Rae’Lee Klein, the 21-year-old former station manager of ASU’s Blaze Radio, became the target of Black Lives Matter supporters when she posted on Twitter a New York Post story about the police shooting of Jacob Blake. The paper reported that officers responded to the scene where Blake was ultimately shot to arrest the Wisconsin man for violating a restraining order related to a sexual assault accusation.

“Always more to the story, folks,” wrote Klein in an Aug. 29 Twitter post, with the New York Post article detailing the felony sexual assault warrant for Blake and how he had shown up at the home of his alleged victim before being shot after resisting arrest.

“Please read this article to get the background of Jacob Blake’s warrant,” she wrote. “You’ll be quite disgusted.”

Following social media outrage over Klein’s comment, the Blaze Radio’s six-member board demanded Klein resign from her paid position. Klein refused to resign, saying she had done nothing wrong. She was then informed by the the dean of ASU’s school of journalism that “staying on as station manager is not an option” for her.
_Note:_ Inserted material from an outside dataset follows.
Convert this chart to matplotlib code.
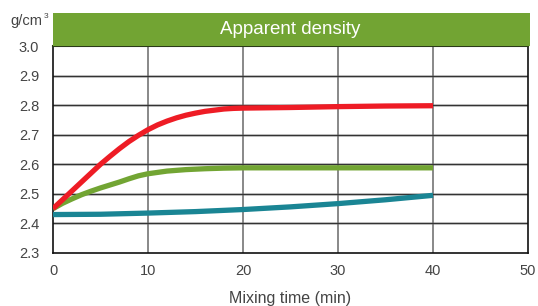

Klein was told she was in violation of the school’s social media guidelines, which students are “encouraged” to abide by, according to the New York Post.

“Obviously as student journalists, it’s broken all the time as we’re learning to navigate social media,” Klein said. “At the time of the removal, I still did not know what I had done wrong.”

In a letter (pdf) to ASU, Klein’s lawyer asked the university to either rehire Klein at Blaze Radio or provide damages of $1,000 for violating her First Amendment rights.

“The University must remain neutral on issues and matters such as this,” the lawyer wrote, emphasizing that the ASU, as a public institution, is bounded by the First Amendment. “Taking the decision to remove Ms. Klein is not remaining neutral—it is picking a side.”

A complaint filed in July accused Blake, 29, of criminal trespass, third-degree sexual assault, and disorderly conduct. Blake has pleaded not guilty to all three charges.

The criminal complaint, which was obtained by the New York Post, accused Blake of breaking into the home of a woman he knew and sexually assaulting her in May. The record states that the victim told police she was asleep when Blake broke into her home and sexually assaulted her.